Owen: “It’s a novel use case, and as a result, we’ve had to build new playbooks. We’re just using principles and working through the muck, the mess, like the low-level details to kind of achieve an objective. It’s not like we’re just following a standard process that other projects have. It’s just a lot of on-the-fly problem solving, and using resources and talent within the company that you think have the raw skills to help tackle these problems. And then just trust that it can be done.” 

Jon: “We did a lot of testing with GPT-3.5-turbo-0613 and GPT-4-0613 and found that we get much more accurate and reliable results with GPT-4.  We had hoped to use GPT-3.5 because it is faster and less expensive, but the qualitative difference in results, for a prompt as complicated as we are using, was obvious. 

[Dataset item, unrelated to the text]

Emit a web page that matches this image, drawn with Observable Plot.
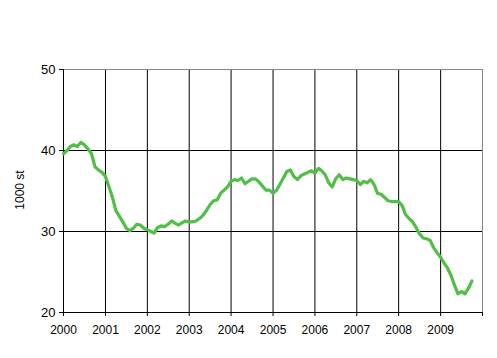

Unfortunately this means our learners need to wait up to 30 seconds for a job-report to get generated, so building a UI reflects this without being confusing was an interesting design challenge that our designer, Mat Stevens, did a great job with.” 

Ship 

Owen: “We were all holding our breath to see if this would work. Every day we’d be like, Oh my god, could it do it? No. But then we’d try a work around. When you’re doing stuff that hasn’t really been done before, you know that some of your ideas just aren’t going to be feasible. But this one we were both lucky and well-timed. We knew the wave was coming, and we bet that this wave would be the right wave to ride — and you could crash a little bit once in a while.” 

Retrospective 

Owen: “This one stood out against the other projects I’ve worked on because we didn’t even know it was possible. We hadn’t seen this done before in the edtech industry — that’s what’s unique about this project. We were pioneering.” 

Jon: “I’d like to add a shout-out to Ahmed Abdallah, Staff Engineer — huge snaps for building out a lot of the AI-service, including rate-limiting, infrastructure, and security. His help was vital to the project.”